Best of luck to ya whatever you decide Gledwood. I'm kind of in the same boat as you in that I can't decide what I want to do next. I'm feeling too damn old to pick up something new and I don't know if I can go back to doing what I used to. Basically I'm boned. I hope you do better.
Read what I put at the bottom of "doggies in the park"
~ whole point of that course is you do 2 or 3 langs at once. Most translators can offer at least 3 and it's a v competitive marketplace (then again what job market isn't? Even shit-shovelling...) anyway, yeah I feel it would be a wasted opportunity to do 2 when I could do 3 (the 3rd one being v easy)
y'have to bear in mind that once i've brushed 'em up i'm past the level with french & german where you work through a textbook. really i should be using monolingual dictionaries now and grammar references IN the language studied... a bit scary ~!
I think it's great that you want to learn. I agree with the previous comments, one at a time. I also was curious as to your opinion on a subject. Do you think mental health issues and addiction go hand in hand? I do and was just wondering what your view was on that subject. Never stop striving to learn. Keep on writing...
Addiction and mental health definitely go hand in hand. I had depression for years before I ever touched heroin. Once I got acquainted with it, it was like druggie superglue and now I'm totally stuck...
I take your point about one at a time but that's not going to be possible for a course where the whole point's to do 3 at once.
i read through the prospectus, they advised if you want to do Euro-work you should definitley have 3 on top of your mother tongue.

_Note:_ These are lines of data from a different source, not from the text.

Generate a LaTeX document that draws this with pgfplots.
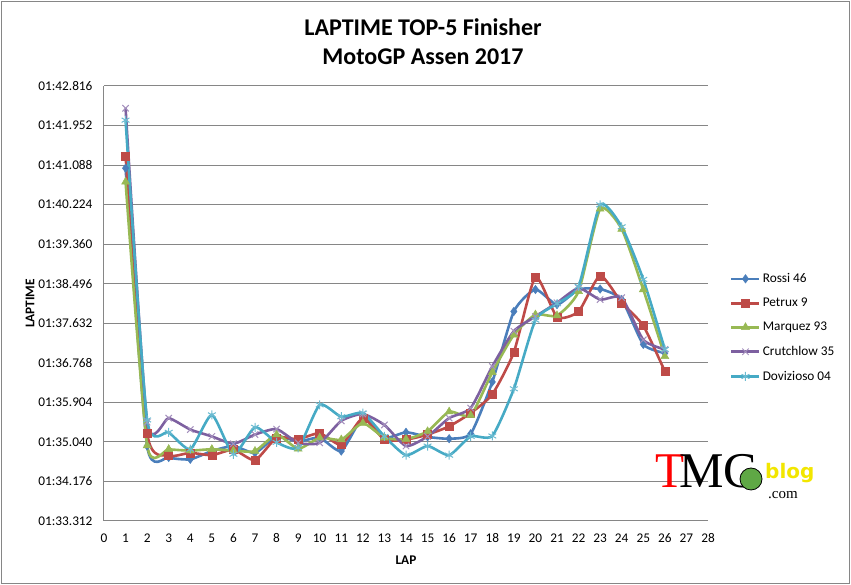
\documentclass[border=0pt]{standalone}
\usepackage{pgfplots}
\pgfplotsset{compat=1.18}
\usepackage{fontspec}
\usepackage{pdfrender}
\setmainfont{Carlito}
\newfontfamily\logoserif{Liberation Serif}
\newfontfamily\logosans{DejaVu Sans}
\definecolor{cblue}{HTML}{4A7EBB}
\definecolor{cred}{HTML}{BE4B48}
\definecolor{cgreen}{HTML}{98B954}
\definecolor{cpurple}{HTML}{7D60A0}
\definecolor{ccyan}{HTML}{46AAC5}
\definecolor{gridgray}{HTML}{868686}
\definecolor{logoyellow}{HTML}{F2E600}
\definecolor{logogreen}{HTML}{5FA845}

\pgfplotstableread{
lap rossi petrux marquez crutchlow dovi
1 101.02 101.29 100.72 102.33 102.07
2 94.95 95.23 94.96 95.47 95.52
3 94.70 94.74 94.88 95.56 95.25
4 94.66 94.80 94.85 95.31 94.88
5 94.84 94.75 94.88 95.16 95.63
6 94.95 94.87 94.85 95.00 94.77
7 94.80 94.64 94.84 95.20 95.36
8 95.16 95.13 95.20 95.32 95.03
9 95.05 95.10 94.89 95.02 94.91
10 95.13 95.23 95.13 95.02 95.85
11 94.84 94.98 95.09 95.50 95.59
12 95.56 95.56 95.45 95.65 95.67
13 95.13 95.09 95.13 95.41 95.16
14 95.25 95.09 95.10 94.95 94.75
15 95.15 95.20 95.27 95.16 94.95
16 95.11 95.38 95.70 95.56 94.75
17 95.22 95.67 95.62 95.78 95.16
18 96.35 96.08 96.56 96.69 95.17
19 97.89 97.00 97.38 97.46 96.20
20 98.37 98.64 97.82 97.78 97.70
21 98.04 97.77 97.80 98.08 98.06
22 98.37 97.89 98.33 98.40 98.44
23 98.38 98.67 100.13 98.15 100.22
24 98.15 98.08 99.69 98.19 99.74
25 97.17 97.58 98.37 97.27 98.59
26 96.98 96.58 96.91 97.06 97.06
}\laps

\begin{document}
\begin{tikzpicture}
\useasboundingbox (0pt,0pt) rectangle (851pt,585pt);
\draw[gridgray, line width=1pt] (1.5pt,1.5pt) rectangle (849.5pt,583.5pt);
\node[font=\fontsize{24}{28}\selectfont\bfseries] at (423pt,558pt) {LAPTIME TOP-5 Finisher};
\node[font=\fontsize{24}{28}\selectfont\bfseries] at (423pt,528pt) {MotoGP Assen 2017};
\begin{axis}[
  at={(104pt,64pt)}, anchor=south west,
  scale only axis, width=604pt, height=435pt,
  xmin=0, xmax=28, ymin=93.312, ymax=102.816,
  axis x line=bottom, axis y line=left,
  axis line style={gridgray, line width=1pt, -},
  xtick={0,1,...,28},
  ytick={93.312,94.176,95.040,95.904,96.768,97.632,98.496,99.360,100.224,101.088,101.952,102.816},
  yticklabels={01:33.312,01:34.176,01:35.040,01:35.904,01:36.768,01:37.632,01:38.496,01:39.360,01:40.224,01:41.088,01:41.952,01:42.816},
  /pgf/number format/assume math mode=true,
  major tick length=0pt,
  ymajorgrids, grid style={gridgray, line width=1pt},
  tick label style={font=\fontsize{13.3}{16}\selectfont},
  yticklabel style={xshift=-8pt},
  xticklabel style={yshift=-9pt},
  xlabel={LAP}, ylabel={LAPTIME},
  label style={font=\fontsize{13.3}{16}\selectfont\bfseries},
  xlabel style={at={(axis description cs:0.5,-0.0897)}, anchor=center},
  ylabel style={at={(axis description cs:-0.1225,0.5)}, anchor=center},
  clip=false,
  legend style={draw=none, fill=none, at={(axis description cs:1.0364,0.574)}, anchor=north west,
    font=\fontsize{13.3}{16}\selectfont, row sep=10pt, inner sep=0pt},
  legend cell align=left,
  legend image code/.code={\draw[mark repeat=2,mark phase=2,#1] plot coordinates {(0pt,0pt) (14pt,0pt) (28pt,0pt)};},
  every axis plot/.append style={smooth, tension=0.35, line width=2.6pt, mark options={solid}},
]
\addplot[cblue, mark=diamond*, mark size=4.2pt, mark options={line width=0.5pt}] table[x=lap,y=rossi]{\laps};
\addlegendentry{Rossi 46}
\addplot[cred, mark=square*, mark size=4pt, mark options={line width=0.5pt}] table[x=lap,y=petrux]{\laps};
\addlegendentry{Petrux 9}
\addplot[cgreen, mark=triangle*, mark size=4.6pt, mark options={line width=0.5pt}] table[x=lap,y=marquez]{\laps};
\addlegendentry{Marquez 93}
\addplot[cpurple, mark=x, mark size=4.5pt, mark options={line width=1pt, draw=cpurple!70!white}] table[x=lap,y=crutchlow]{\laps};
\addlegendentry{Crutchlow 35}
\addplot[ccyan, mark=asterisk, mark size=4.5pt, mark options={line width=1pt, draw=ccyan!80!white}] table[x=lap,y=dovi]{\laps};
\addlegendentry{Dovizioso 04}
\end{axis}
% logo
\node[anchor=base west, inner sep=0pt, text=red, font=\fontsize{50}{50}\selectfont\logoserif, xscale=0.95] at (655pt,97pt) {T};
\node[anchor=base west, inner sep=0pt, text=black, font=\fontsize{50}{50}\selectfont\logoserif] at (679pt,97pt) {MC};
\fill[logogreen] (751pt,106pt) circle (11pt);
\draw[black, line width=0.8pt] (751pt,106pt) circle (11pt);
\node[anchor=base west, inner sep=0pt, text=logoyellow, font=\fontsize{20}{20}\selectfont\logosans\bfseries] at (765pt,106pt)
  {\pdfrender{TextRenderingMode=FillStroke, LineWidth=0.7pt, StrokeColor=black}blog};
\node[anchor=base west, inner sep=0pt, text=black, font=\fontsize{15}{15}\selectfont\logoserif] at (768pt,86pt) {.com};
\end{tikzpicture}
\end{document}
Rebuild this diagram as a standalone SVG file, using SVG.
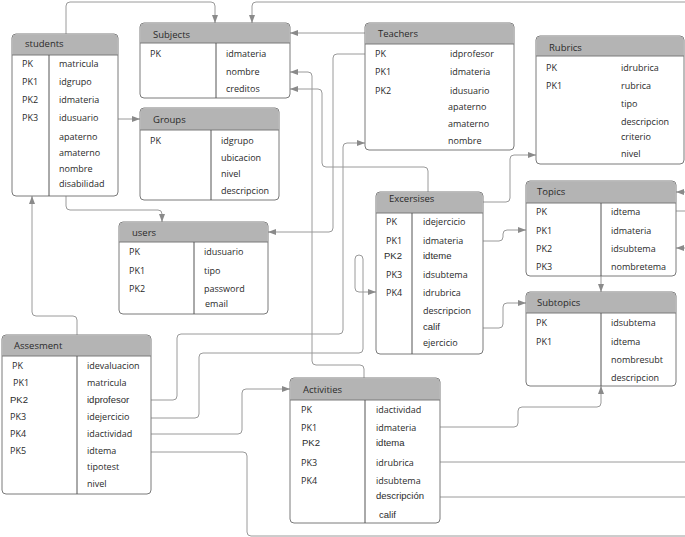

English speakers seem to think this is a lot ~ but if you go to Google.be (Belgium) or Google.ch (Switzerland) you'll see 4 and 5 language options on each ~ it's not at all unusual for people in central Europe to know 4 or more languages. Gattina (top comment) is German-born, married to an Italian, lives in Belgium where she speaks French ~ and has Dutch-speaking grandchildren. So she knows all those languages. And she blogs in English!!